No. The Supreme Court in Katta Sujatha Reddy v Siddamsetty Infra Projects (P) Ltd., (2023) 1 SCC 355, and again in Annamalai v Vasanthi and Others, SLP(C) Nos. 26848-26849 of 2018, held that the amendment applies prospectively only. The 2018 Amendment Act created new substantive rights and obligations; substantive rights are presumed not to operate retrospectively without express legislative direction. Transactions that took place before 1 October 2018 continue to be governed by the unamended Sections 10, 14, 16, 20 and 21, and by the equitable doctrines that those sections embodied.

Is the comparative-hardship doctrine in K. Narendra v Riviera Apartments still good law?

Only partially. K. Narendra v Riviera Apartments (P) Ltd., AIR 1999 SC 2309, applied the doctrine under the unamended Section 20, which was the statutory home of the discretionary jurisdiction. After the 2018 amendment, Section 20 has been deleted and replaced by a substituted-performance provision. The doctrine therefore no longer operates as a free-standing equitable defence to an otherwise enforceable contract. It survives only to the extent it bears on the Section 14 enforceability gates, especially where unfairness or oppression goes to the validity of the contract itself.

What did the Supreme Court hold in Lallu Yeshwant Singh on prior possession?

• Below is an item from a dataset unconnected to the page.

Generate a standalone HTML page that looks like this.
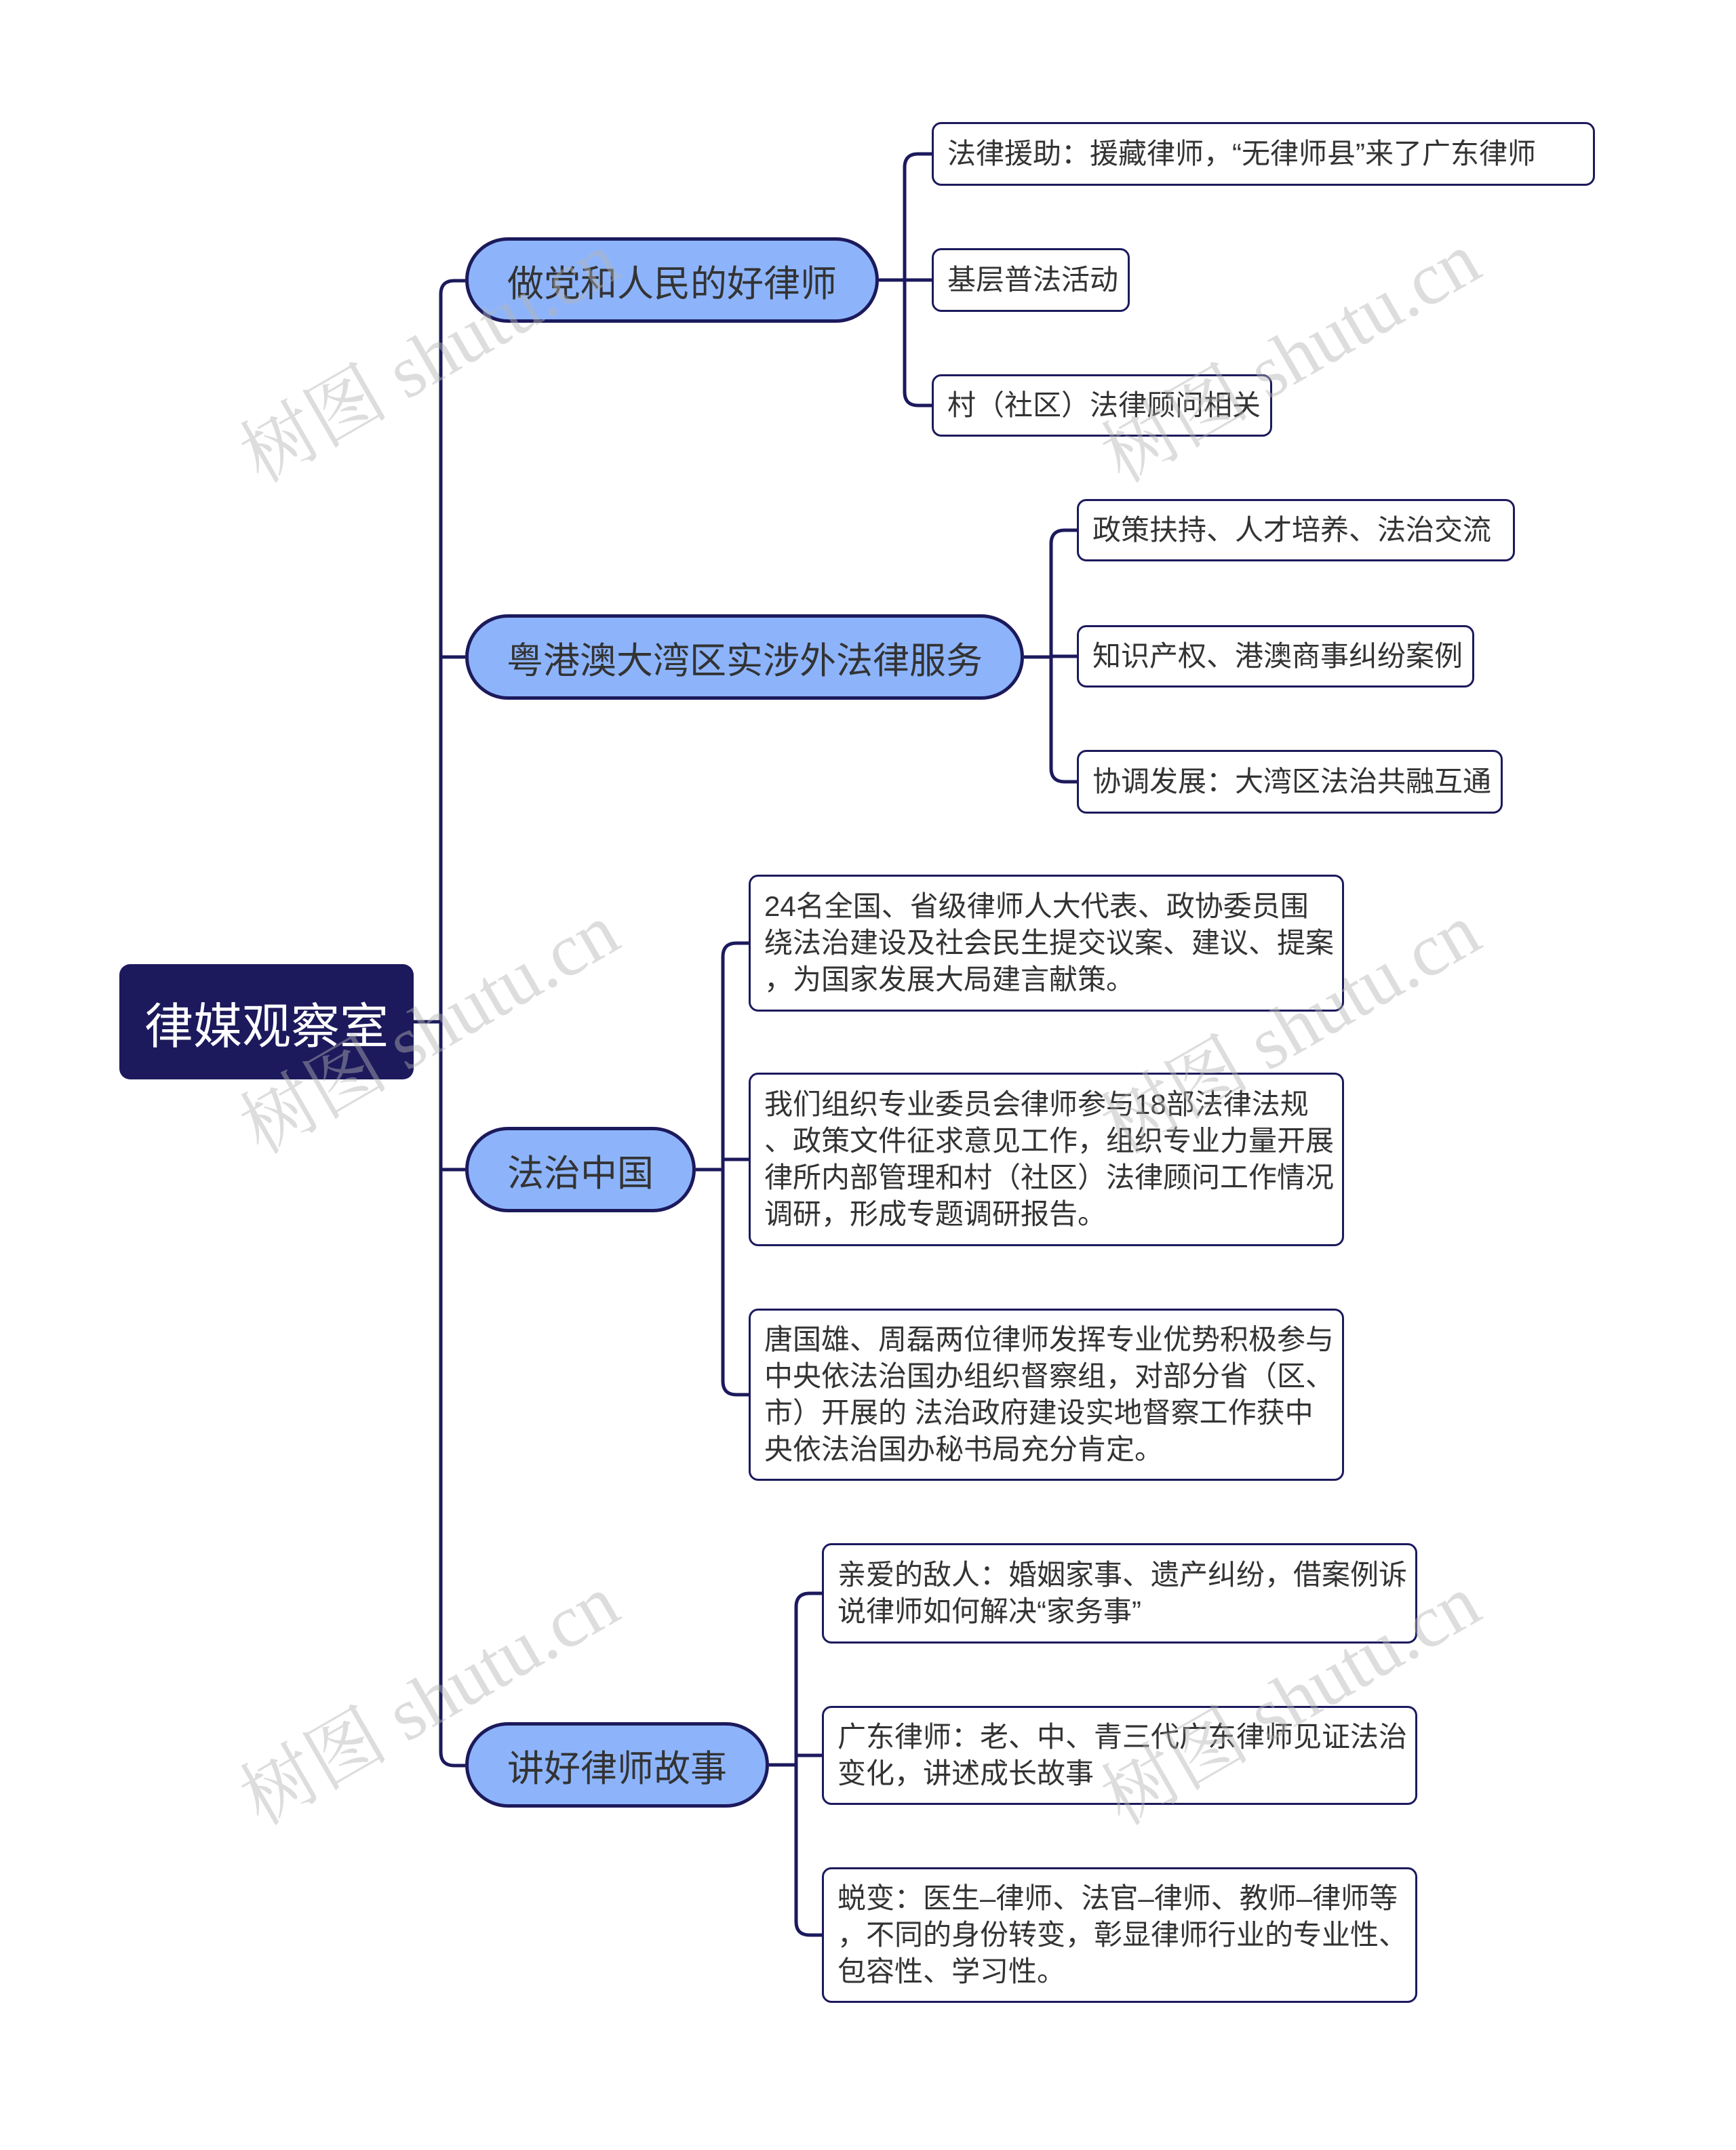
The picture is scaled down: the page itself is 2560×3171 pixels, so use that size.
<!DOCTYPE html>
<html><head><meta charset="utf-8"><style>
body{margin:0;width:2560px;height:3171px;background:#fff;position:relative;overflow:hidden;font-family:"Liberation Sans","Noto Sans CJK SC",sans-serif;}
.n{position:absolute;box-sizing:border-box;}
.root{background:#1c1a5c;color:#fff;border-radius:16px;font-size:72px;display:flex;align-items:center;justify-content:center;}
.br{background:#8db4fb;border:5px solid #1c1a5c;border-radius:70px;color:#333;font-size:54px;display:flex;align-items:center;justify-content:center;}
.lf{background:#fff;border:3px solid #1c1a5c;border-radius:14px;color:#333;font-size:42px;line-height:54px;padding:15px 20px;white-space:nowrap;display:flex;align-items:center;}
.wm{position:absolute;font-family:"Liberation Serif","Noto Serif CJK SC",serif;font-size:110px;color:rgba(180,180,180,0.45);transform:rotate(-30deg);white-space:nowrap;}
</style></head><body>
<svg class="n" style="left:0;top:0" width="2560" height="3171">
<g fill="none" stroke="#1c1a5c" stroke-width="5">
<path d="M610 1507 H650"/>
<path d="M686 414 H670 Q650 414 650 434 V2584 Q650 2604 670 2604 H686"/>
<path d="M650 969 H686 M650 1725 H686"/>
<path d="M1296 413 H1334 M1374 227 H1354 Q1334 227 1334 247 V578 Q1334 598 1354 598 H1374 M1334 413 H1374"/>
<path d="M1510 969 H1550 M1588 782 H1570 Q1550 782 1550 802 V1133 Q1550 1153 1570 1153 H1588 M1550 968 H1588"/>
<path d="M1026 1725 H1066 M1104 1391 H1086 Q1066 1391 1066 1411 V2037 Q1066 2057 1086 2057 H1104 M1066 1710 H1104"/>
<path d="M1134 2603 H1174 M1212 2350 H1194 Q1174 2350 1174 2370 V2834 Q1174 2854 1194 2854 H1212 M1174 2589 H1212"/>
</g></svg>
<div class="n root" style="left:176px;top:1422px;width:434px;height:170px">律媒观察室</div>
<div class="n br" style="left:686px;top:350px;width:610px;height:126px">做党和人民的好律师</div>
<div class="n br" style="left:686px;top:906px;width:824px;height:126px">粤港澳大湾区实涉外法律服务</div>
<div class="n br" style="left:686px;top:1662px;width:340px;height:126px">法治中国</div>
<div class="n br" style="left:686px;top:2540px;width:448px;height:126px">讲好律师故事</div>

<div class="n lf" style="left:1374px;top:180px;width:978px;height:94px">法律援助：援藏律师，“无律师县”来了广东律师</div>
<div class="n lf" style="left:1374px;top:366px;width:292px;height:94px">基层普法活动</div>
<div class="n lf" style="left:1374px;top:552px;width:502px;height:92px">村（社区）法律顾问相关</div>

<div class="n lf" style="left:1588px;top:736px;width:646px;height:92px">政策扶持、人才培养、法治交流</div>
<div class="n lf" style="left:1588px;top:922px;width:586px;height:92px">知识产权、港澳商事纠纷案例</div>
<div class="n lf" style="left:1588px;top:1106px;width:628px;height:94px">协调发展：大湾区法治共融互通</div>

<div class="n lf" style="left:1104px;top:1290px;width:878px;height:202px">24名全国、省级律师人大代表、政协委员围<br>绕法治建设及社会民生提交议案、建议、提案<br>，为国家发展大局建言献策。</div>
<div class="n lf" style="left:1104px;top:1582px;width:878px;height:256px">我们组织专业委员会律师参与18部法律法规<br>、政策文件征求意见工作，组织专业力量开展<br>律所内部管理和村（社区）法律顾问工作情况<br>调研，形成专题调研报告。</div>
<div class="n lf" style="left:1104px;top:1930px;width:878px;height:254px">唐国雄、周磊两位律师发挥专业优势积极参与<br>中央依法治国办组织督察组，对部分省（区、<br>市）开展的 法治政府建设实地督察工作获中<br>央依法治国办秘书局充分肯定。</div>

<div class="n lf" style="left:1212px;top:2276px;width:878px;height:148px">亲爱的敌人：婚姻家事、遗产纠纷，借案例诉<br>说律师如何解决“家务事”</div>
<div class="n lf" style="left:1212px;top:2516px;width:878px;height:146px">广东律师：老、中、青三代广东律师见证法治<br>变化，讲述成长故事</div>
<div class="n lf" style="left:1212px;top:2754px;width:878px;height:200px">蜕变：医生–律师、法官–律师、教师–律师等<br>，不同的身份转变，彰显律师行业的专业性、<br>包容性、学习性。</div>

<div class="wm" style="left:320px;top:440px">树图 shutu.cn</div>
<div class="wm" style="left:1590px;top:440px">树图 shutu.cn</div>
<div class="wm" style="left:320px;top:1430px">树图 shutu.cn</div>
<div class="wm" style="left:1590px;top:1430px">树图 shutu.cn</div>
<div class="wm" style="left:320px;top:2420px">树图 shutu.cn</div>
<div class="wm" style="left:1590px;top:2420px">树图 shutu.cn</div>
</body></html>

The Supreme Court in Lallu Yeshwant Singh v Rao Jagdish Singh, AIR 1968 SC 620 held that prior possession is prima facie evidence of title; in a suit for possession based on title, the plaintiff need do nothing more than prove that he had an older possession than that of the defendant. The decision works at three levels — it allows a tenant to sue his dispossessing landlord under Section 6, it preserves a real owner's right to throw out a trespasser during the act and process of trespass, and it forbids the dispossession of a person in settled possession otherwise than in due course of law.

Do the bars in Section 41 SRA apply to temporary injunctions, and which case settles the point?

Yes — the bars apply to both interim and perpetual injunctions. The Supreme Court in Cotton Corporation of India v United Industrial Bank Ltd., AIR 1983 SC 1272, held that the expression "injunction" in Section 41(b) is not qualified by any adjective and therefore comprehends both interim and perpetual injunctions. The court added that, while the inherent power under Section 151 CPC may supplement Order XXXIX of the Code of Civil Procedure, that power cannot be invoked to nullify or stultify a statutory provision such as Section 41. The bars therefore run at the interim stage with full force.

What is the higher standard for granting an interim mandatory injunction laid down in Indian Cable Co. v Sumitra Chakraborty?

The case must be unusually strong and clear — a higher standard than the prima facie case ordinarily required for a prohibitory temporary injunction. The court must feel a high degree of assurance that, at the trial, a similar injunction would in all probabilities be granted, and that irreparable injury will be caused if the act complained of is allowed to continue until the final decision (Indian Cable Co. Ltd. v Smt. Sumitra Chakraborty, AIR 1985 Cal. 248). The principle has since been approved by the Supreme Court in numerous subsequent decisions on interim restorative orders.

Can a plaintiff who has elected to sue for damages later switch to specific performance of the same contract?

No. The election doctrine in K.S. Sundaram Iyer v K. Jagadeesan, AIR 1965 Mad. 85, holds that when the plaintiff has once repudiated the contract and elected to sue for damages, he cannot thereafter claim specific performance of the same contract and treat the contract as if it were subsisting. By such election, he disables himself from making the averment of continuous readiness and willingness, which Section 16(c) requires. The doctrine survives the 2018 amendment in full force, because it is structural to the readiness-and-willingness gate that the recast regime preserves.